⟨

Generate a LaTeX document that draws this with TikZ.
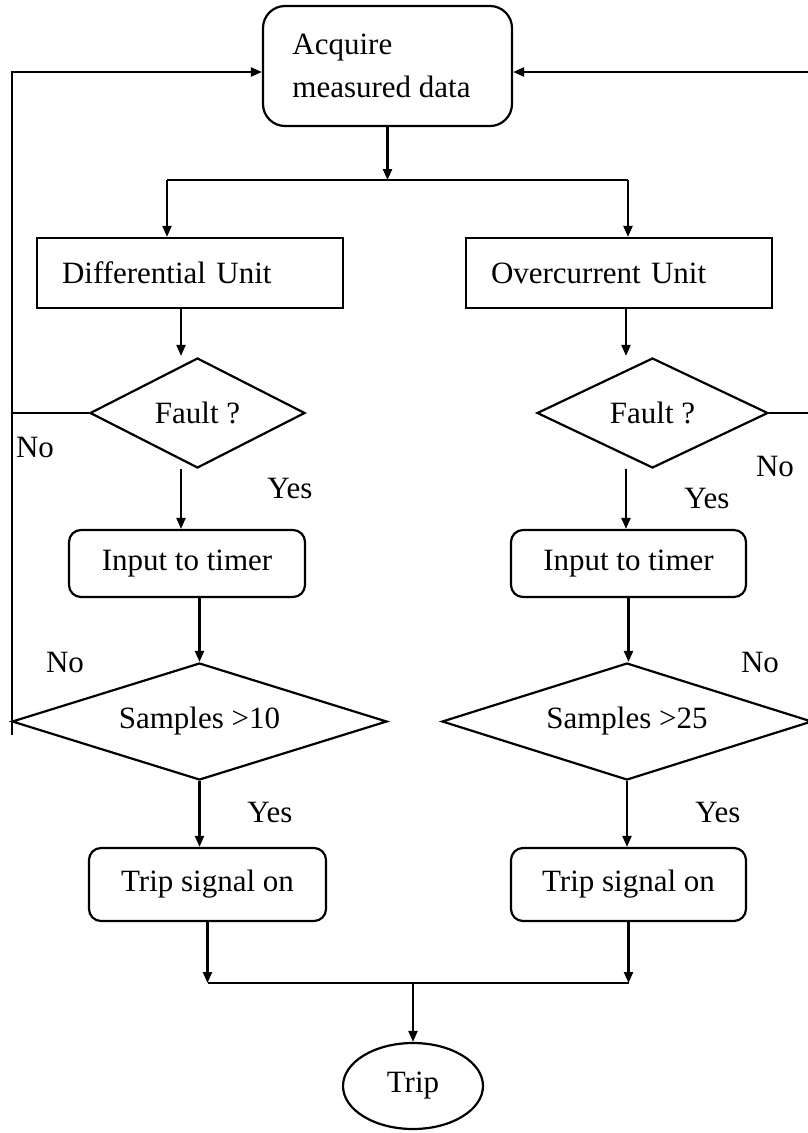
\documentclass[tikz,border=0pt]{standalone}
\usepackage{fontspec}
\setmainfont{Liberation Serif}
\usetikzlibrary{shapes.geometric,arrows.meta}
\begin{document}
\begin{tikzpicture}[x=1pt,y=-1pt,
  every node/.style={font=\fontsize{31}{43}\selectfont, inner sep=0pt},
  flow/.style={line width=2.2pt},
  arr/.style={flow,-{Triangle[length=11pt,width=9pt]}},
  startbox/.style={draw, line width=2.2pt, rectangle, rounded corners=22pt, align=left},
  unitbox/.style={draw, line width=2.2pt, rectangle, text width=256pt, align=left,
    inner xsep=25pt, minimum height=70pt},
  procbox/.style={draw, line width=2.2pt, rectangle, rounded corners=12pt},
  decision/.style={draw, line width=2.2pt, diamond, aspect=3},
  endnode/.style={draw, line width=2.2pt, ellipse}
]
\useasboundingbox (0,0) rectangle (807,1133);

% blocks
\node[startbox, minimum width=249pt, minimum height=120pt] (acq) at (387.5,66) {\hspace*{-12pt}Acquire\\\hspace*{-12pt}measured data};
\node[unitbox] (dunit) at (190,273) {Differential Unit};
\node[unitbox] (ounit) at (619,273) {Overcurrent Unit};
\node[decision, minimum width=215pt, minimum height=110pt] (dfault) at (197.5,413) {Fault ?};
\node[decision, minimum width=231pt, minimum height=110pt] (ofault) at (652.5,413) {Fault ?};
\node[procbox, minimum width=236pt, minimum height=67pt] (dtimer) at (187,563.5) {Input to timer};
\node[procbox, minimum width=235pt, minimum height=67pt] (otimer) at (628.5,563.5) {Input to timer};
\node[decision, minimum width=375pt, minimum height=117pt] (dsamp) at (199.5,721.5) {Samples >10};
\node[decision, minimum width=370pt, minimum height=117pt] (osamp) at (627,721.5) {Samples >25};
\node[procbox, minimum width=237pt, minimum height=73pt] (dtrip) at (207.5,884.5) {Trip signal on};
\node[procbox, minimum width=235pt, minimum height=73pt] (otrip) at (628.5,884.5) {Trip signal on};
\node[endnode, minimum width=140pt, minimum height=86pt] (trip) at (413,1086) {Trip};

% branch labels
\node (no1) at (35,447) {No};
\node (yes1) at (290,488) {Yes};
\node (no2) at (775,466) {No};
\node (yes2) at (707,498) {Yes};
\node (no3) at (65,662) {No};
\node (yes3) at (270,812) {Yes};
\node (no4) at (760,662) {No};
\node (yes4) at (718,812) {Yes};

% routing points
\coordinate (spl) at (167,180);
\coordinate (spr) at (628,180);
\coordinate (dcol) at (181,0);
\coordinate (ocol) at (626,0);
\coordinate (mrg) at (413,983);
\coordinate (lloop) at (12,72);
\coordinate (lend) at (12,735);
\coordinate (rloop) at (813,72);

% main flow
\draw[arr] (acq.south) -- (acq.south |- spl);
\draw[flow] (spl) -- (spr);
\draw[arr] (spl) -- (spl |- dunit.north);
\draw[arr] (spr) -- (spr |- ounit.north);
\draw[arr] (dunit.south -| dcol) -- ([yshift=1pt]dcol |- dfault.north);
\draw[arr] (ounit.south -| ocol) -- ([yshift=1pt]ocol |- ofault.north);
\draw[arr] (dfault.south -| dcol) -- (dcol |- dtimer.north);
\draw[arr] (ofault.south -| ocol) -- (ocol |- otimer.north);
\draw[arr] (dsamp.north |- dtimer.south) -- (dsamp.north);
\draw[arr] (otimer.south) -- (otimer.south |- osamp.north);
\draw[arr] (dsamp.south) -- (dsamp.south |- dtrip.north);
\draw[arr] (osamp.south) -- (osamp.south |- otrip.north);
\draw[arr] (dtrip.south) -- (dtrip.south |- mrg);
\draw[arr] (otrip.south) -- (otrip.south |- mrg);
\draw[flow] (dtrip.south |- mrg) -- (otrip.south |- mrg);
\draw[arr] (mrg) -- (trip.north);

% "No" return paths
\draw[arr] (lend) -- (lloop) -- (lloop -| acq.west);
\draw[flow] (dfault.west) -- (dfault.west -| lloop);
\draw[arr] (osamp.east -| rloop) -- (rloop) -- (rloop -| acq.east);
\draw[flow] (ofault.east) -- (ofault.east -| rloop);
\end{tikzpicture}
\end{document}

⟩

From the first line of the listing above, repeat every line through the one holding "(0,0) rectangle (807,1133);". Both ends count, and pictures stay out.

◆ **The solution**
Generate a LaTeX document that draws this with TikZ.
\documentclass[tikz,border=0pt]{standalone}
\usepackage{fontspec}
\setmainfont{Liberation Serif}
\usetikzlibrary{shapes.geometric,arrows.meta}
\begin{document}
\begin{tikzpicture}[x=1pt,y=-1pt,
  every node/.style={font=\fontsize{31}{43}\selectfont, inner sep=0pt},
  flow/.style={line width=2.2pt},
  arr/.style={flow,-{Triangle[length=11pt,width=9pt]}},
  startbox/.style={draw, line width=2.2pt, rectangle, rounded corners=22pt, align=left},
  unitbox/.style={draw, line width=2.2pt, rectangle, text width=256pt, align=left,
    inner xsep=25pt, minimum height=70pt},
  procbox/.style={draw, line width=2.2pt, rectangle, rounded corners=12pt},
  decision/.style={draw, line width=2.2pt, diamond, aspect=3},
  endnode/.style={draw, line width=2.2pt, ellipse}
]
\useasboundingbox (0,0) rectangle (807,1133);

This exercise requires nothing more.